Well, we ended up going. (Like this really surprises you.) And, just like last season, the first night out was a whole handful of nothing. But I was determined to make the best of it.

Things started turning around that night. My brother-in-law has what is called a "board sighter." You stick it into the end of your gun and look through the scope - it's set for 47 yards - and then you can adjust your scope based on what you see through the board sighter. We got it sighted in, and the next week, I took 11th at Dubois. Then the next week, I took 19th at Dubois. The aggregate of the two finishes was a half a hog (front quarter one week, hind quarter the next, or vice versa).

And - lo and behold! - shooting matches started being fun again.

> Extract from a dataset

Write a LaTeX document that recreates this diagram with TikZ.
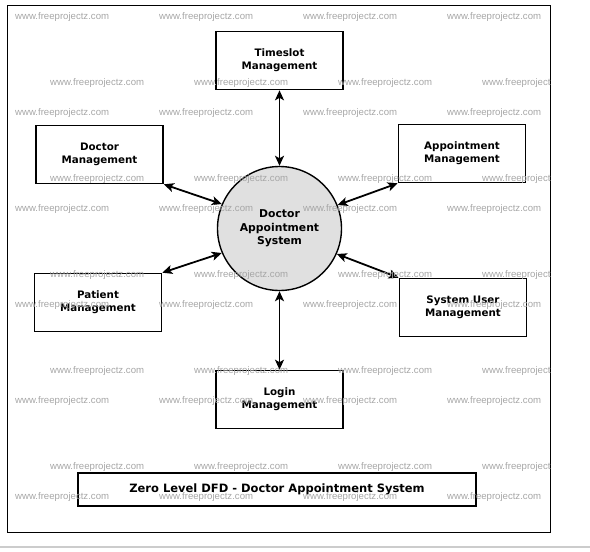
\documentclass[tikz,border=0pt]{standalone}
\usepackage{fontspec}
\setmainfont{DejaVu Sans}
\newfontfamily\wmfont{Liberation Sans}
\usepackage{tikz}
\usetikzlibrary{arrows.meta}
\tikzset{proc/.style = {draw=black, line width=1.6pt, minimum width=127pt, minimum height=58pt, align=center, font=\bfseries\fontsize{10.3}{13}\selectfont}}
\tikzset{sys/.style = {circle, draw=black, line width=1.4pt, fill=black!12, minimum size=124pt, align=center, font=\bfseries\fontsize{10.8}{13.5}\selectfont}}
\tikzset{flow/.style = {<->, line width=1.8pt, >={Stealth[length=10pt,width=9pt,inset=2.5pt]}}}
\tikzset{wm/.style = {anchor=west, inner sep=0pt, text=black!35, font=\wmfont\fontsize{9.6}{10}\selectfont}}

\begin{document}
\begin{tikzpicture}[x=1pt, y=-1pt]
        \useasboundingbox (0,0) rectangle (590,552);
        \draw [line width=1.5pt] (7.5,5.5) rectangle (550.5,532.5);
        \draw [black!20, line width=2pt] (0,547) -- (590,547);

        \node [sys]  (das) at (279.5,228.5) {Doctor\\Appointment\\System};

        \node [proc] (ts) at (279.5, 60.5) {Timeslot\\Management};
        \node [proc] (dm) at ( 99.5,154.5) {Doctor\\Management};
        \node [proc] (am) at (462.0,153.5) {Appointment\\Management};
        \node [proc] (pm) at ( 98.0,302.5) {Patient\\Management};
        \node [proc] (su) at (463.0,307.5) {System User\\Management};
        \node [proc] (lm) at (279.5,399.5) {Login\\Management};

        \node [proc, minimum width=398pt, minimum height=33pt, font=\bfseries\fontsize{11.5}{14}\selectfont] (title) at (277,489.5) {Zero Level DFD - Doctor Appointment System};

        \draw [flow] (ts.south) -- (das.north);
        \draw [flow] (dm.south east) -- (das.157);
        \draw [flow] (am.south west) -- (das.22);
        \draw [flow] (pm.north east) -- (das.203);
        \draw [flow] (su.north west) -- (das.336);
        \draw [flow] (das.south) -- (lm.north);

        % watermark
        \begin{scope}
            \clip (7.5,5.5) rectangle (550.5,532.5);
            \foreach \y in {17,113,...,497}
                \foreach \x in {15,159,303,447}
                    \node [wm] (wa-\x-\y) at (\x,\y) {www.freeprojectz.com};
            \foreach \y in {83,179,...,467}
                \foreach \x in {50,194,338,482}
                    \node [wm] (wb-\x-\y) at (\x,\y) {www.freeprojectz.com};
        \end{scope}
\end{tikzpicture}
\end{document}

I was covering my boards with shot, and even if they weren't "in the money," so to speak, it was still great to shoot some boards that other folks would say was about as good as what you could get out of a factory gun.

As I said earlier - if you go *expecting* to win, you're going to be let down. But I was comfortable with the subsequent dry spell that I endured, lasting a bit over a month, because I was giving myself every opportunity to place well - sometimes your X just isn't in the right spot, and sometimes you pepper your entire board with shot except for the X, and that's OK.

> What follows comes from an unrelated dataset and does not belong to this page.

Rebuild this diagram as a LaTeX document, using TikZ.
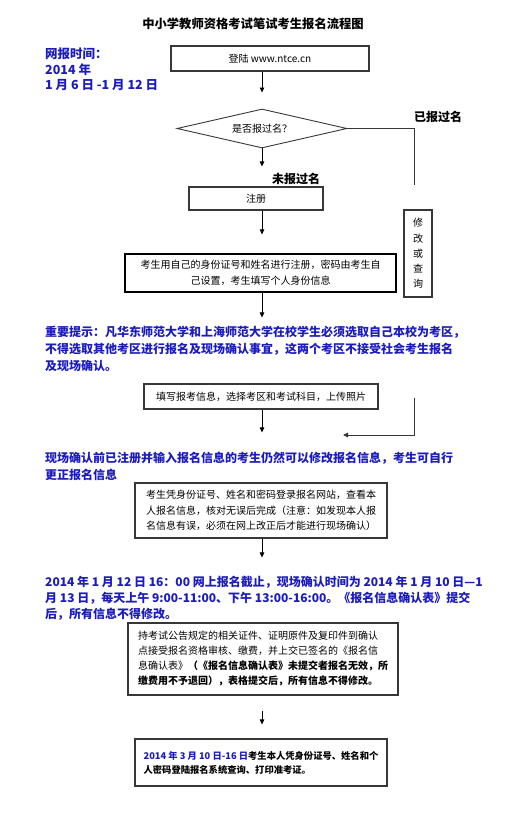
\documentclass[tikz,border=0pt]{standalone}
\usepackage{fontspec}
\newfontfamily\cjk{Noto Sans CJK SC}
\usetikzlibrary{arrows.meta,positioning,shapes.geometric}
\definecolor{noteblue}{RGB}{28,28,190}
\definecolor{boxline}{RGB}{55,55,55}
\tikzset{
  fc/box/.style={draw=boxline, line width=1.1pt, inner sep=0pt, align=center, font=\cjk\fontsize{10}{15.5}\selectfont},
  fc/textbox/.style={fc/box, align=left},
  fc/decision/.style={draw=boxline, diamond, line width=0.9pt, inner sep=0pt, aspect=4.4, minimum width=170pt, minimum height=39pt, font=\cjk\fontsize{10}{12}\selectfont},
  fc/note/.style={anchor=north west, inner sep=0pt, align=left, text=noteblue, font=\cjk\bfseries\fontsize{12}{17}\selectfont},
  fc/label/.style={inner sep=0pt, font=\cjk\bfseries\fontsize{12}{14}\selectfont},
  fc/title/.style={inner sep=0pt, font=\cjk\bfseries\fontsize{12.3}{14}\selectfont},
  fc/arrow/.style={-{Triangle[length=5pt,width=4.5pt]}, line width=0.9pt},
  fc/line/.style={line width=0.9pt, draw=boxline}
}

\begin{document}
\begin{tikzpicture}[x=1pt, y=-1pt]
  \useasboundingbox (0,0) rectangle (523,826);

  \node[fc/title] (title) at (253,24) {中小学教师资格考试笔试考生报名流程图};
  \node[fc/note, font=\cjk\bfseries\fontsize{12.5}{15.5}\selectfont] (time) at (45,48)
    {网报时间：\\2014 年\\1 月 6 日 -1 月 12 日};

  % main column
  \node[fc/box, minimum width=198pt, minimum height=25pt] (login) at (270,58.5) {登陆 www.ntce.cn};
  \node[fc/decision] (decide) at (262,128.5) {是否报过名？};
  \node[fc/box, minimum width=134pt, minimum height=23pt] (reg) at (256,198.5) {注册};
  \node[fc/box, minimum width=271pt, minimum height=38pt, line width=1.2pt, draw=black] (info) at (260.5,273)
    {考生用自己的身份证号和姓名进行注册，密码由考生自\\己设置，考生填写个人身份信息};
  \node[fc/box, minimum width=234pt, minimum height=25pt] (fill) at (261,396.5) {填写报考信息，选择考区和考试科目，上传照片};
  \node[fc/textbox, minimum width=252pt, minimum height=55pt] (check) at (261,510.5)
    {考生凭身份证号、姓名和密码登录报名网站，查看本\\人报名信息，核对无误后完成（注意：如发现本人报\\名信息有误，必须在网上改正后才能进行现场确认）};
  \node[fc/textbox, minimum width=270pt, minimum height=72pt, font=\cjk\fontsize{10}{15}\selectfont] (confirm) at (263,659)
    {持考试公告规定的相关证件、证明原件及复印件到确认\\点接受报名资格审核、缴费，并上交已签名的《报名信\\息确认表》{\bfseries（《报名信息确认表》未提交者报名无效，所}\\{\bfseries 缴费用不予退回），表格提交后，所有信息不得修改。}};
  \node[fc/textbox, minimum width=252pt, minimum height=47pt, font=\cjk\bfseries\fontsize{9.3}{14}\selectfont] (admit) at (261,762.5)
    {\textcolor{noteblue}{2014 年 3 月 10 日-16 日}考生本人凭身份证号、姓名和个\\人密码登陆报名系统查询、打印准考证。};

  % side branch
  \node[fc/box, minimum width=28pt, minimum height=87pt, font=\cjk\fontsize{10}{15.3}\selectfont] (modify) at (418,253.5)
    {修\\改\\或\\查\\询};
  \node[fc/label] (done) at (438,117) {已报过名};
  \node[fc/label] (notyet) at (296,179) {未报过名};
  \coordinate (mtop) at (414,185);
  \coordinate (mbot) at (414,398);
  \coordinate (mturn) at (414,435);
  \coordinate (mend) at (343,435);

  % notes
  \node[fc/note] (tip) at (45,326)
    {重要提示：凡华东师范大学和上海师范大学在校学生必须选取自己本校为考区，\\不得选取其他考区进行报名及现场确认事宜，这两个考区不接受社会考生报名\\及现场确认。};
  \node[fc/note] (change) at (45,452)
    {现场确认前已注册并输入报名信息的考生仍然可以修改报名信息，考生可自行\\更正报名信息};
  \node[fc/note, font=\cjk\bfseries\fontsize{12}{16}\selectfont] (deadline) at (45,576)
    {2014 年 1 月 12 日 16：00 网上报名截止，现场确认时间为 2014 年 1 月 10 日—1\\月 13 日，每天上午 9:00-11:00、下午 13:00-16:00。《报名信息确认表》提交\\后，所有信息不得修改。};

  % connectors
  \draw[fc/arrow, shorten >=16pt] (login.south -| decide) -- (decide.north);
  \draw[fc/arrow, shorten >=20pt] (decide.south) -- (reg.north -| decide);
  \draw[fc/arrow, shorten >=19pt] (reg.south -| decide) -- (info.north -| decide);
  \draw[fc/arrow, shorten >=66pt] (info.south -| decide) -- (fill.north -| decide);
  \draw[fc/arrow, shorten >=50pt] (fill.south -| decide) -- (check.north -| decide);
  \draw[fc/arrow, shorten >=65pt] (check.south -| decide) -- (confirm.north -| decide);
  \draw[fc/arrow, shorten <=15pt, shorten >=14pt] (confirm.south -| decide) -- (admit.north -| decide);
  \draw[fc/line] (decide.east) -| (mtop);
  \draw[fc/line, fc/arrow] (mbot) -- (mturn) -- (mend);
\end{tikzpicture}
\end{document}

Which brings us to last Friday night. It was the last Friday night match of the year that Ireland was having, and nothing had really come of the previous three Friday nights that I'd been there. My wife (bless her heart) shot a board and did pretty well with it - it got tossed, but she was proud of it because it was as good as, if not better than, many of mine from the last month.

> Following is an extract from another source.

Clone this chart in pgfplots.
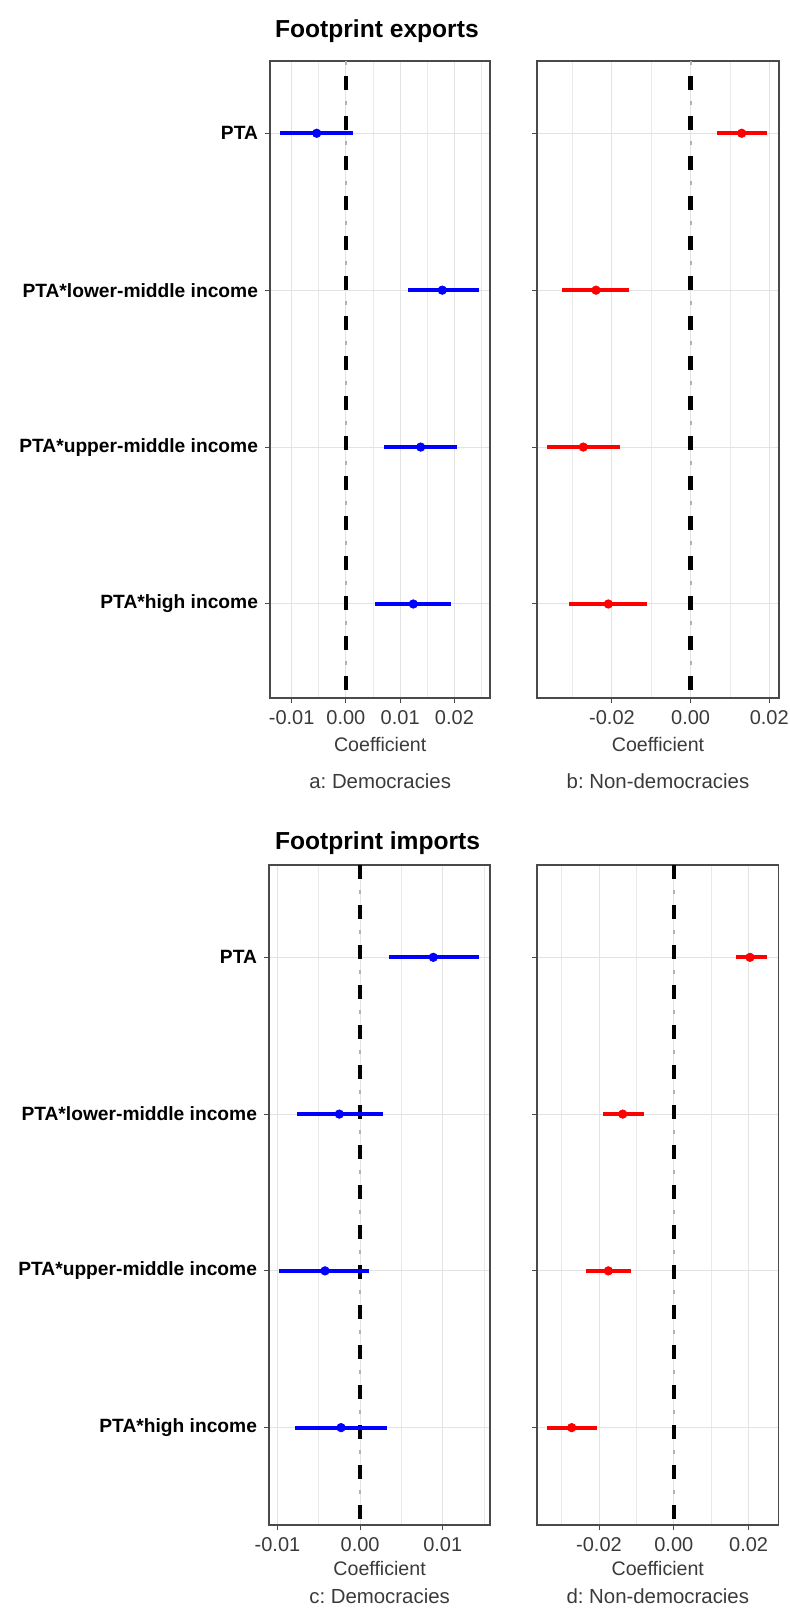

Then I shot a board a couple of rounds later, with no result.

Then another, with the same "OUT" stamped on it.

Then another ...

Went in to the judge's stand to wait for them to review and toss my board. He looked at it, looked at me, said "Are you Brandon G.?" I said, "Yes." He showed me the board and said, "That's pretty good." I looked at it for a moment, looked at him, looked back down at the board, and said, "..... Huh." And handed it back to him.

Was it dead center? By the naked eye at a drunken first glance, yes.


Upon further review - and verified by the judge's microscope - it was just a pecker hair off. But still good enough for meat of the red variety.

I'd photoshopped the finishing position of that board out of the closeup above. Here's how it looked. (And no, for some reason, they can't cut boards straight at Ireland this season. Don't know what's going on there.)


Please note the "2" denoting the near-dead-center shot. That means second place out of the 300-something boards shot that night. In shooting match terms, that translates to a hind quarter of beef. Yeah!

And still, the story is bittersweet. Sometime in between that board and my next board two rounds later - and it might have been sometime during the shooting of my second-place-winning board - my scope got nudged or bumped or hit or something. It was nothing malicious by someone else or careless by me - Winchester 870s kick pretty hard and can knock the hell out of a scope with enough shots, which is my theory for what turned my scope into unsalvageable junk. Maybe it was just meant to get one portion of beef, and it did its job and went quietly into the cool November night.

My wife and I decided to share a board later in the match, and with my scope now essentially junk, we had to borrow a gun from one of our friends. For comparison's sake, look at my board above and then look below to see how much more coverage there is on the below board that she and I shot together. That's how much difference a custom barrel makes (vs. a stock barrel).


All the same, though, I'm going to enjoy the inconvenience of trying to find a spot in my deep freeze for the hind quarter of beef coming my way. It's a nice problem to have.